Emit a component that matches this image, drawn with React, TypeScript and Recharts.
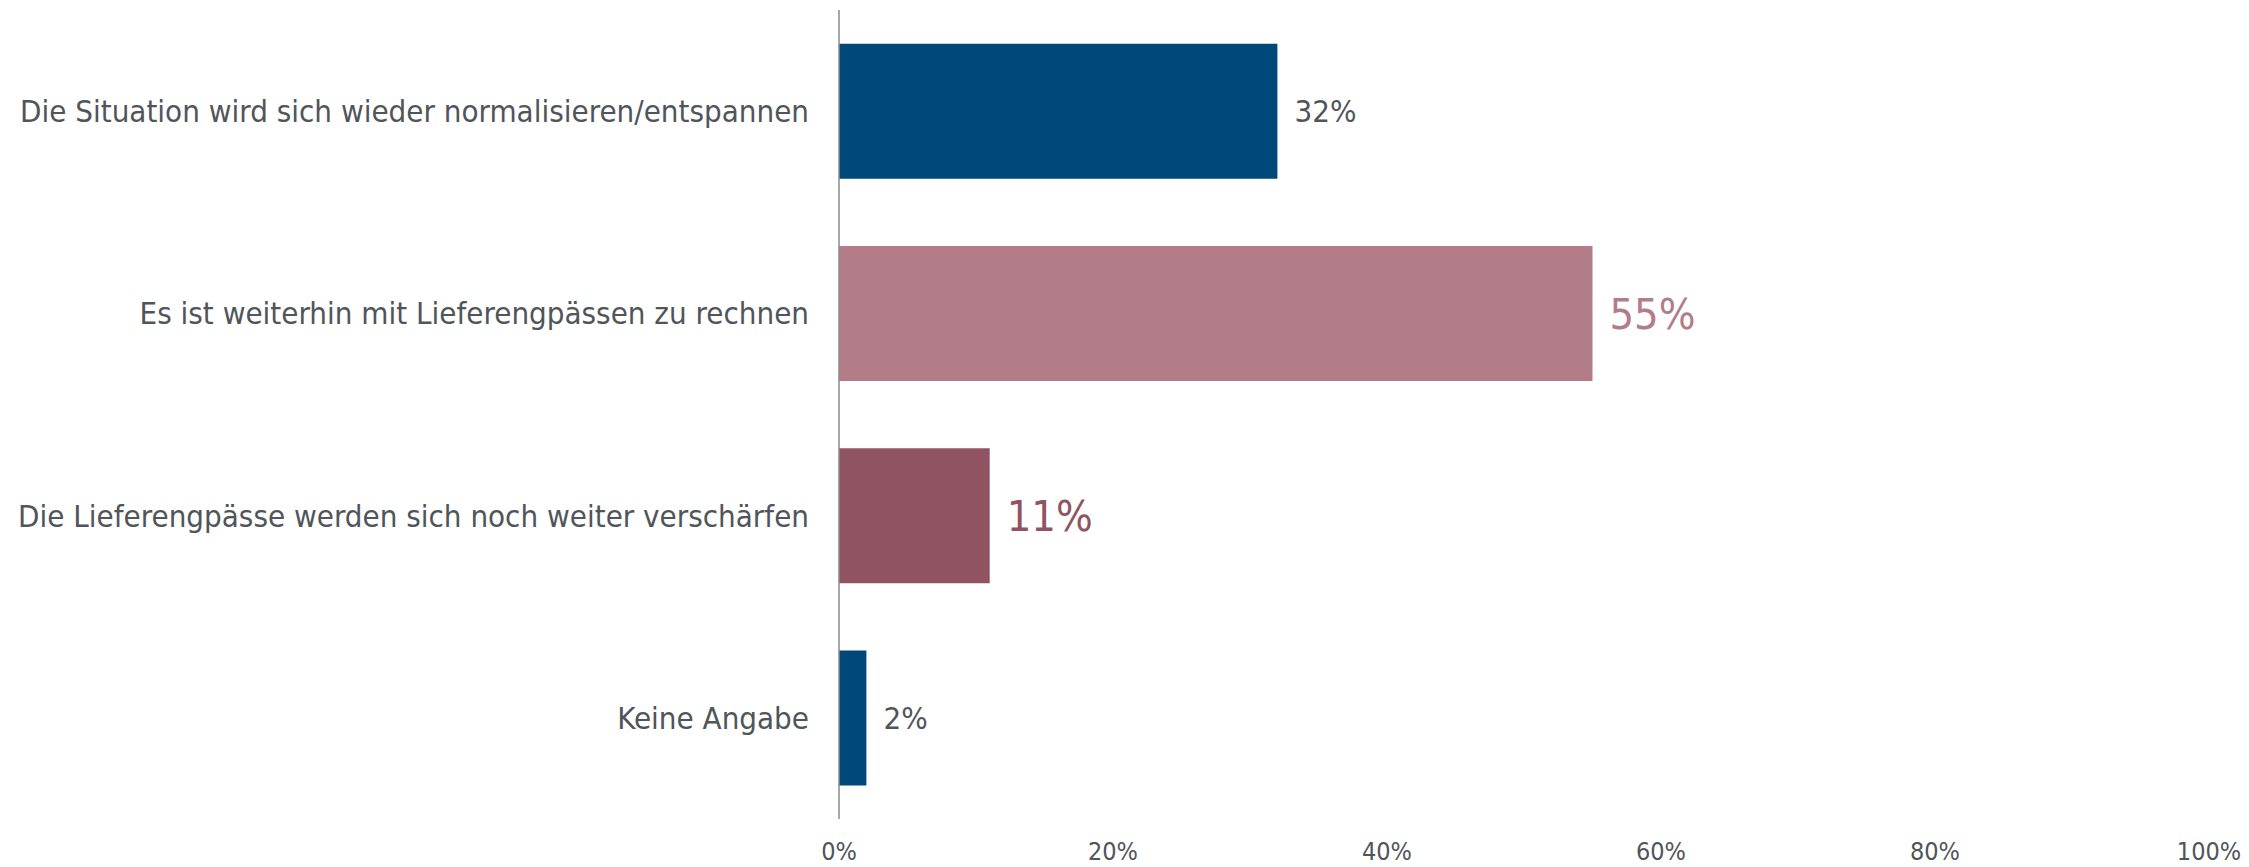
import { BarChart, Bar, XAxis, YAxis, Cell, LabelList } from 'recharts'

const CATEGORIES = [
  'Die Situation wird sich wieder normalisieren/entspannen',
  'Es ist weiterhin mit Lieferengpässen zu rechnen',
  'Die Lieferengpässe werden sich noch weiter verschärfen',
  'Keine Angabe',
]
const SHARES = [32, 55, 11, 2]
const X_TICKS = [0, 20, 40, 60, 80, 100]

const BAR_COLORS = ['#00477a', '#b27c89', '#8f5362', '#00477a']
const LABEL_COLORS = ['#50555a', '#b27c89', '#8f5362', '#50555a']
const LABEL_SIZES = [31, 43, 43, 31]

const FONT = '"DejaVu Sans Condensed", "DejaVu Sans", sans-serif'
const TEXT = '#50555a'

const data = CATEGORIES.map((name, i) => ({ name, share: SHARES[i] }))

function ValueLabel(props: any) {
  const { x, y, width, height, index, value } = props
  return (
    <text
      x={x + width + 17}
      y={y + height / 2}
      dy="0.36em"
      fill={LABEL_COLORS[index]}
      fontSize={LABEL_SIZES[index]}
      fontFamily={FONT}
      fontStretch="condensed"
    >
      {value}%
    </text>
  )
}

export default function App() {
  return (
    <div style={{ position: 'absolute', left: 0, top: 0, background: '#fff' }}>
      <BarChart
        width={2249}
        height={867}
        data={data}
        layout="vertical"
        margin={{ top: 10, right: 40, bottom: 0, left: 0 }}
        barCategoryGap="16.7%"
      >
        <XAxis
          type="number"
          domain={[0, 100]}
          ticks={X_TICKS}
          tickFormatter={v => `${v}%`}
          axisLine={false}
          tickLine={false}
          tickSize={0}
          tickMargin={23}
          height={48}
          tick={{ fontSize: 25, fill: TEXT, fontFamily: FONT, fontStretch: 'condensed' }}
        />
        <YAxis
          type="category"
          dataKey="name"
          width={839}
          axisLine={{ stroke: '#8a8a8a', strokeWidth: 1.5 }}
          tickLine={false}
          tickSize={0}
          tickMargin={30}
          interval={0}
          tick={{ fontSize: 31, fill: TEXT, fontFamily: FONT, fontStretch: 'condensed' }}
        />
        <Bar dataKey="share" isAnimationActive={false}>
          {data.map((d, i) => (
            <Cell key={d.name} fill={BAR_COLORS[i]} />
          ))}
          <LabelList dataKey="share" content={ValueLabel} />
        </Bar>
      </BarChart>
    </div>
  )
}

• [Exercise prompt]:
Transcribe all the lines above exactly, apart from the pictures.

• [Worked answer]:
Emit a component that matches this image, drawn with React, TypeScript and Recharts.
import { BarChart, Bar, XAxis, YAxis, Cell, LabelList } from 'recharts'

const CATEGORIES = [
  'Die Situation wird sich wieder normalisieren/entspannen',
  'Es ist weiterhin mit Lieferengpässen zu rechnen',
  'Die Lieferengpässe werden sich noch weiter verschärfen',
  'Keine Angabe',
]
const SHARES = [32, 55, 11, 2]
const X_TICKS = [0, 20, 40, 60, 80, 100]

const BAR_COLORS = ['#00477a', '#b27c89', '#8f5362', '#00477a']
const LABEL_COLORS = ['#50555a', '#b27c89', '#8f5362', '#50555a']
const LABEL_SIZES = [31, 43, 43, 31]

const FONT = '"DejaVu Sans Condensed", "DejaVu Sans", sans-serif'
const TEXT = '#50555a'

const data = CATEGORIES.map((name, i) => ({ name, share: SHARES[i] }))

function ValueLabel(props: any) {
  const { x, y, width, height, index, value } = props
  return (
    <text
      x={x + width + 17}
      y={y + height / 2}
      dy="0.36em"
      fill={LABEL_COLORS[index]}
      fontSize={LABEL_SIZES[index]}
      fontFamily={FONT}
      fontStretch="condensed"
    >
      {value}%
    </text>
  )
}

export default function App() {
  return (
    <div style={{ position: 'absolute', left: 0, top: 0, background: '#fff' }}>
      <BarChart
        width={2249}
        height={867}
        data={data}
        layout="vertical"
        margin={{ top: 10, right: 40, bottom: 0, left: 0 }}
        barCategoryGap="16.7%"
      >
        <XAxis
          type="number"
          domain={[0, 100]}
          ticks={X_TICKS}
          tickFormatter={v => `${v}%`}
          axisLine={false}
          tickLine={false}
          tickSize={0}
          tickMargin={23}
          height={48}
          tick={{ fontSize: 25, fill: TEXT, fontFamily: FONT, fontStretch: 'condensed' }}
        />
        <YAxis
          type="category"
          dataKey="name"
          width={839}
          axisLine={{ stroke: '#8a8a8a', strokeWidth: 1.5 }}
          tickLine={false}
          tickSize={0}
          tickMargin={30}
          interval={0}
          tick={{ fontSize: 31, fill: TEXT, fontFamily: FONT, fontStretch: 'condensed' }}
        />
        <Bar dataKey="share" isAnimationActive={false}>
          {data.map((d, i) => (
            <Cell key={d.name} fill={BAR_COLORS[i]} />
          ))}
          <LabelList dataKey="share" content={ValueLabel} />
        </Bar>
      </BarChart>
    </div>
  )
}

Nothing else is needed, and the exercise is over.